息子達4年生は、学校の体育の時間に、跳び箱の上で前転をしているそうなのですが、息子は、まだ、マットの上でも前転が出来ません。
マットの上で前転が出来ないのは、クラスで息子一人だけ。
さすがに嫌だと思ったのか、毎晩(とはいきませんが、3日に2日ぐらい)10~15分、布団の上で前転の練習を行っています。
なぜ、前転が出来ないのか・・・?
息子を見ていて思うのは、腕で床を押し、自分の体を支えることが出来ないのです。
この「腕支持感覚」が身に付いていないため、片方、あるいは両方の手がふにゃっと曲がってしまい、潰れてしまうのです。
あと、体の動かし方がものすごくぎこちなく、「回る」ということが感覚的につかみにくいのでしょうか。
説明しても、見本を見せても、そうするために、自分の体をどう動かせばいいのか分からないようです。
なんとか息子が前転が出来るように・・・と、私が参考にしているのが、図書館で借りてきた本、
学研教育みらい出版の教育ジャーナル選書、「気になる子の体育 (つまずき解決BOOK )授業で生かせる実例52 」です。
特別支援教育の視点を生かした「体育」の本で、子ども達がなぜ出来ないのか・なぜ苦手とするのか、その理由を分かりやすく説明し、出来るようにはどうすればいいか、スモールステップで書かれています。
体育の得手不得手は、子どもの学校生活を大きく左右します。
それは、運動ができる=かっこよくて一目おかれる存在という価値観が、子ども達の間にあるからです。

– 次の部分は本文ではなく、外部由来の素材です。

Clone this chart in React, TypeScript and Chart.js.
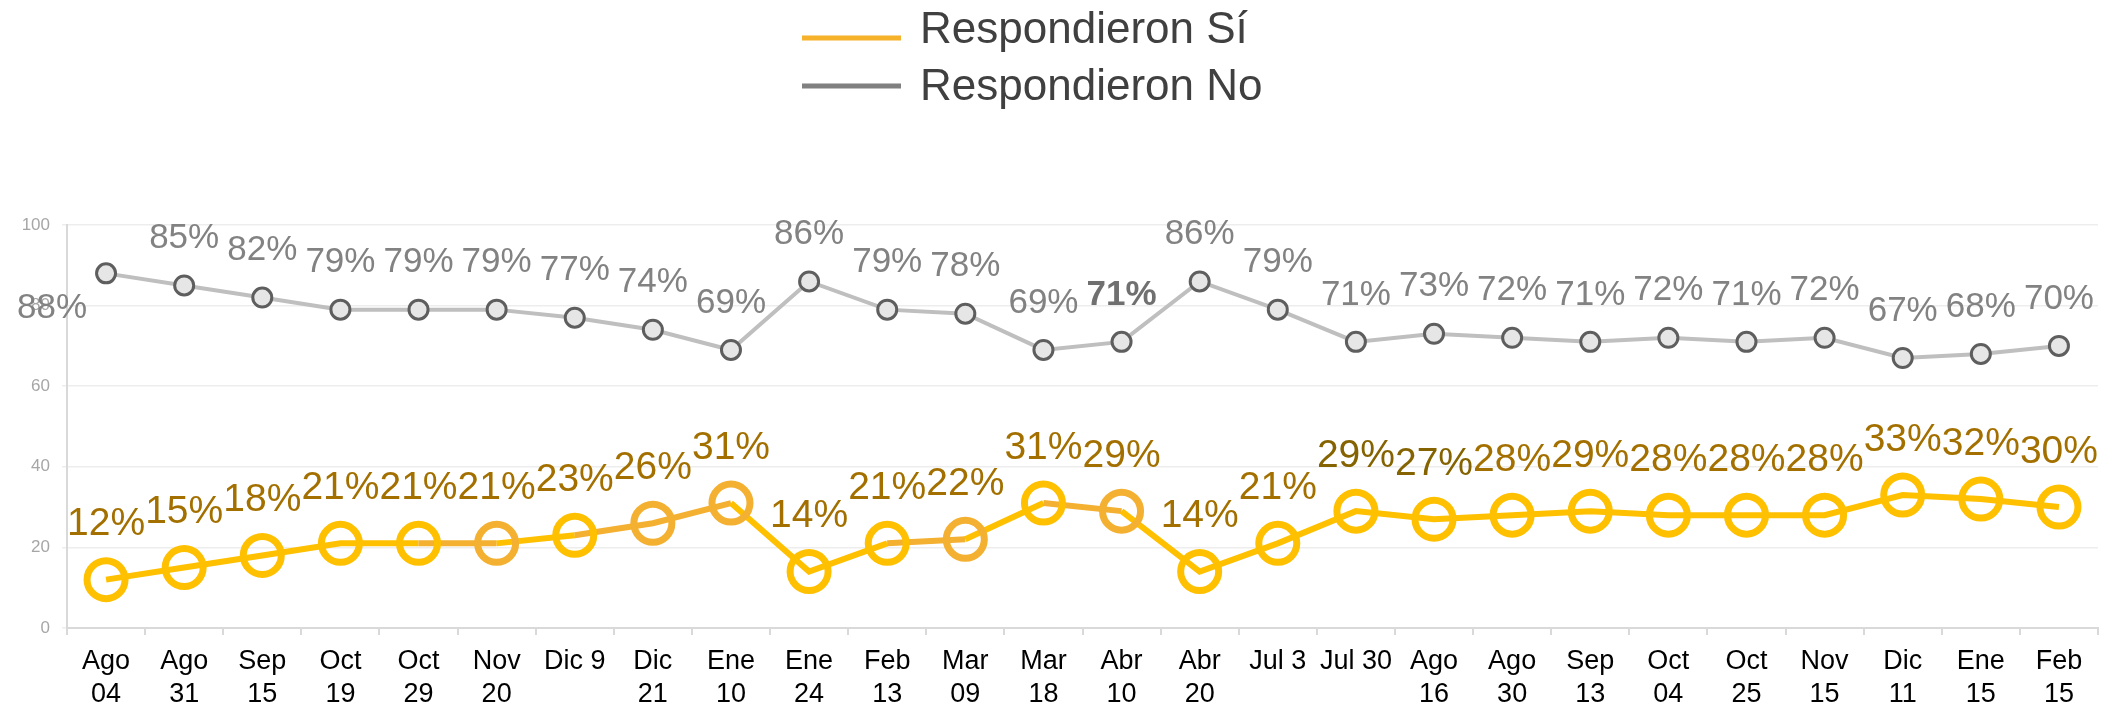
import React, { useEffect, useRef } from 'react';
import { Chart, registerables } from 'chart.js';

Chart.register(...registerables);

const categories: string[][] = [
  ['Ago', '04'], ['Ago', '31'], ['Sep', '15'], ['Oct', '19'], ['Oct', '29'], ['Nov', '20'],
  ['Dic 9'], ['Dic', '21'], ['Ene', '10'], ['Ene', '24'], ['Feb', '13'], ['Mar', '09'],
  ['Mar', '18'], ['Abr', '10'], ['Abr', '20'], ['Jul 3'], ['Jul 30'], ['Ago', '16'],
  ['Ago', '30'], ['Sep', '13'], ['Oct', '04'], ['Oct', '25'], ['Nov', '15'], ['Dic', '11'],
  ['Ene', '15'], ['Feb', '15'],
];

const seriesSi: number[] = [12, 15, 18, 21, 21, 21, 23, 26, 31, 14, 21, 22, 31, 29, 14, 21, 29, 27, 28, 29, 28, 28, 28, 33, 32, 30];
const seriesNo: number[] = [88, 85, 82, 79, 79, 79, 77, 74, 69, 86, 79, 78, 69, 71, 86, 79, 71, 73, 72, 71, 72, 71, 72, 67, 68, 70];

const seriesLabels: string[] = ['Respondieron Sí', 'Respondieron No'];
const yTickValues: number[] = [0, 20, 40, 60, 80, 100];

// styling
const YELLOW = '#FFC000';
const ORANGE = '#F4B030';
const siHighlighted = [5, 7, 8, 11, 13];
const FONT = '"Liberation Sans", Arial, sans-serif';
const NARROW = '"Liberation Sans Narrow", "Arial Narrow", "Liberation Sans", Arial, sans-serif';

const legendPlugin = {
  id: 'customLegend',
  afterDraw(chart: any) {
    const ctx = chart.ctx;
    const rows = [
      { lineY: 38, baseY: 43, color: '#F5B22A' },
      { lineY: 86, baseY: 100, color: '#808080' },
    ];
    chart.data.datasets.forEach((ds: any, i: number) => {
      const r = rows[i];
      ctx.save();
      ctx.strokeStyle = r.color;
      ctx.lineWidth = 5;
      ctx.beginPath();
      ctx.moveTo(802, r.lineY);
      ctx.lineTo(901, r.lineY);
      ctx.stroke();
      ctx.fillStyle = '#404040';
      ctx.font = `44px ${FONT}`;
      ctx.textAlign = 'left';
      ctx.textBaseline = 'alphabetic';
      ctx.fillText(ds.label, 920, r.baseY);
      ctx.restore();
    });
  },
};

const dataLabelPlugin = {
  id: 'dataLabels',
  afterDatasetsDraw(chart: any) {
    const ctx = chart.ctx;
    chart.data.datasets.forEach((ds: any, di: number) => {
      const meta = chart.getDatasetMeta(di);
      meta.data.forEach((pt: any, i: number) => {
        let x = pt.x;
        let y = pt.y - (di === 0 ? 55 : 47);
        if (di === 1 && i === 0) {
          x = pt.x - 54;
          y = pt.y + 35;
        }
        ctx.save();
        if (di === 0) {
          ctx.fillStyle = i === 16 || i === 17 ? '#846300' : '#A37000';
          ctx.font = `39px ${FONT}`;
        } else {
          ctx.fillStyle = i === 13 ? '#707070' : '#828282';
          ctx.font = `${i === 13 ? 'bold ' : ''}35px ${FONT}`;
        }
        ctx.textAlign = 'center';
        ctx.textBaseline = 'middle';
        ctx.fillText(`${ds.data[i]}%`, x, y);
        ctx.restore();
      });
    });
  },
};

export default function App() {
  const canvasRef = useRef<HTMLCanvasElement | null>(null);

  useEffect(() => {
    if (!canvasRef.current) return;
    const chart = new Chart(canvasRef.current, {
      type: 'line',
      data: {
        labels: categories,
        datasets: [
          {
            label: seriesLabels[0],
            data: seriesSi,
            borderColor: YELLOW,
            borderWidth: 6,
            tension: 0,
            pointRadius: 19,
            pointHoverRadius: 19,
            pointBorderWidth: 7,
            pointBackgroundColor: 'rgba(255,255,255,0)',
            pointBorderColor: seriesSi.map((_, i) => (siHighlighted.includes(i) ? ORANGE : YELLOW)),
            segment: {
              borderColor: (c: any) => (siHighlighted.includes(c.p1DataIndex) ? ORANGE : YELLOW),
            },
            clip: false as any,
          },
          {
            label: seriesLabels[1],
            data: seriesNo,
            borderColor: '#BFBFBF',
            borderWidth: 4,
            tension: 0,
            pointRadius: 9.5,
            pointHoverRadius: 9.5,
            pointBorderWidth: 3,
            pointBorderColor: '#5E5E5E',
            pointBackgroundColor: '#E6E6E6',
            clip: false as any,
          },
        ],
      },
      options: {
        animation: false,
        responsive: false,
        maintainAspectRatio: false,
        layout: { padding: { top: 225, left: 0, right: 17, bottom: 0 } },
        plugins: {
          legend: { display: false },
          tooltip: { enabled: false },
        },
        scales: {
          x: {
            type: 'category',
            offset: true,
            afterFit: (s: any) => { s.height = 83; },
            grid: {
              offset: true,
              drawOnChartArea: false,
              drawTicks: true,
              tickLength: 7,
              color: '#D9D9D9',
              lineWidth: 2,
            },
            border: { color: '#D9D9D9', width: 2 },
            ticks: {
              autoSkip: false,
              maxRotation: 0,
              minRotation: 0,
              padding: 10,
              color: '#000000',
              font: { family: NARROW, size: 27, lineHeight: 1.22 },
            },
          },
          y: {
            min: 0,
            max: 100,
            afterFit: (s: any) => { s.width = 67; },
            afterBuildTicks: (s: any) => { s.ticks = yTickValues.map((v) => ({ value: v })); },
            grid: {
              color: '#EDEDED',
              lineWidth: 1.5,
              tickLength: 5,
            },
            border: { color: '#D9D9D9', width: 2 },
            ticks: {
              padding: 12,
              color: '#A6A6A6',
              font: { family: FONT, size: 17 },
            },
          },
        },
      },
      plugins: [dataLabelPlugin, legendPlugin],
    });
    return () => chart.destroy();
  }, []);

  return (
    <div style={{ position: 'absolute', left: 0, top: 0, width: 2124, height: 711, background: '#ffffff' }}>
      <canvas ref={canvasRef} width={2124} height={711} style={{ display: 'block' }} />
    </div>
  );
}
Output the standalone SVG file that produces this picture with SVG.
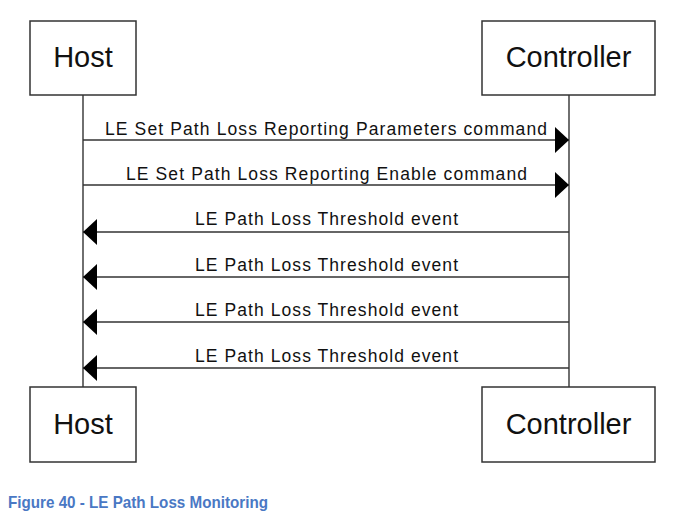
<svg xmlns="http://www.w3.org/2000/svg" width="679" height="515" viewBox="0 0 679 515">
<style>
.box{fill:#fff;stroke:#333;stroke-width:1.5}
.life{stroke:#333;stroke-width:1.4;fill:none}
.msg{stroke:#333;stroke-width:1.4;fill:none}
.name{font-family:"Liberation Sans",Arial,sans-serif;font-size:29px;fill:#111;text-anchor:middle}
.lbl{font-family:"Liberation Sans",Arial,sans-serif;font-size:17.5px;fill:#111;text-anchor:middle}
.cap{font-family:"Liberation Sans",Arial,sans-serif;font-size:16.5px;font-weight:bold;fill:#4a78c4}
</style>
<defs>
<marker id="ah" viewBox="0 0 14 26" refX="14" refY="13" markerWidth="14" markerHeight="26" markerUnits="userSpaceOnUse" orient="auto">
<path d="M0,0 L14,13 L0,26 Z" fill="#000"/>
</marker>
</defs>
<rect width="679" height="515" fill="#fff"/>
<g id="lifelines">
<line class="life" x1="83" y1="95" x2="83" y2="387"/>
<line class="life" x1="569" y1="95" x2="569" y2="387"/>
</g>
<g id="host-top"><rect class="box" x="30" y="21" width="106" height="74"/><text class="name" x="83" y="67">Host</text></g>
<g id="controller-top"><rect class="box" x="482" y="21" width="173" height="74"/><text class="name" x="568.5" y="67">Controller</text></g>
<g id="host-bottom"><rect class="box" x="30" y="387" width="106" height="75"/><text class="name" x="83" y="434">Host</text></g>
<g id="controller-bottom"><rect class="box" x="482" y="387" width="173" height="75"/><text class="name" x="568.5" y="434">Controller</text></g>
<g id="connectors">
<line class="msg" x1="83" y1="140" x2="569" y2="140" marker-end="url(#ah)"/>
<line class="msg" x1="83" y1="185" x2="569" y2="185" marker-end="url(#ah)"/>
<line class="msg" x1="569" y1="232" x2="83" y2="232" marker-end="url(#ah)"/>
<line class="msg" x1="569" y1="277" x2="83" y2="277" marker-end="url(#ah)"/>
<line class="msg" x1="569" y1="322" x2="83" y2="322" marker-end="url(#ah)"/>
<line class="msg" x1="569" y1="368" x2="83" y2="368" marker-end="url(#ah)"/>
<text class="lbl" x="326" y="135" textLength="442" lengthAdjust="spacing">LE Set Path Loss Reporting Parameters command</text>
<text class="lbl" x="326.5" y="180" textLength="401" lengthAdjust="spacing">LE Set Path Loss Reporting Enable command</text>
<text class="lbl" x="326.5" y="225" textLength="263" lengthAdjust="spacing">LE Path Loss Threshold event</text>
<text class="lbl" x="326.5" y="271" textLength="263" lengthAdjust="spacing">LE Path Loss Threshold event</text>
<text class="lbl" x="326.5" y="316" textLength="263" lengthAdjust="spacing">LE Path Loss Threshold event</text>
<text class="lbl" x="326.5" y="362" textLength="263" lengthAdjust="spacing">LE Path Loss Threshold event</text>
</g>
<text class="cap" x="8" y="508" textLength="260" lengthAdjust="spacingAndGlyphs">Figure 40 - LE Path Loss Monitoring</text>
</svg>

また、勉強が出来ないことでクラスメートに迷惑をかける可能性は低いのに対し、体育は、試合や競争場面でチームやクラスの足を引っ張る心配が生じます。
なので、体育が苦手だと、「とろい」「どんくさい」などと思われ、その子のマイナス評価に繋がりやすいのです。
この本では、教師が通常学級の体育で実践している解決プランが紹介されていて、運動ができるコツ、道具の工夫、発達障害のある子への配慮など、これからの息子の体育の苦手を応援するのにとても役立ちそうです。
息子は、腕支持や回転の感覚をつかむために、「ゆりかご」「くま歩き」「カエルの足打ち」などを何セットか行っています。
なかなか前転は出来るようになりませんが、笑顔で楽しく。続けることが大事。
トレーニングした成果は、時間がかかっても、いつか必ず実感できるはずです。
さて、この本には、マイケル・フェルペス選手のことが書かれていました。
「水の怪物」と呼ばれ、北京オリンピックで8つの金メダルを獲得したあの水泳選手です。
彼は、9歳の時にADHDの診断を受けていました。
「多動で落ち着きがない」と評価され続けてきた彼のストレス発散と、「元気で活発」な部分を伸ばしていこうと、お母さんが水泳を習わせたそうです。
実は、彼には感覚過敏があり、顔を水に付けることが出来ませんでした。
そこで、彼は、顔を水につけなくてもすむ背泳ぎから練習を始めることになり、少しずつ自信を付けるとともに、練習が楽しくなって、苦手を克服していったのです。
その後、彼は、ボブ・バウマンコーチに出会い、コーチの励ましと勇気づけによって、信じられないくらい才能を開花させていきました。
発達が気になる子どもの支援では、信頼できる大人が子どもの見方を変え、応援してあげることが大切だと。
「どこがダメか」より、「どこがよかったか」と指摘する、リフレーミング的指導を心がけることで、子どもの自己肯定感を高めることができると。
自分の成長や向上を実感することが出来れば、その達成感こそ、次のチャレンジの起爆剤となっていくのですね。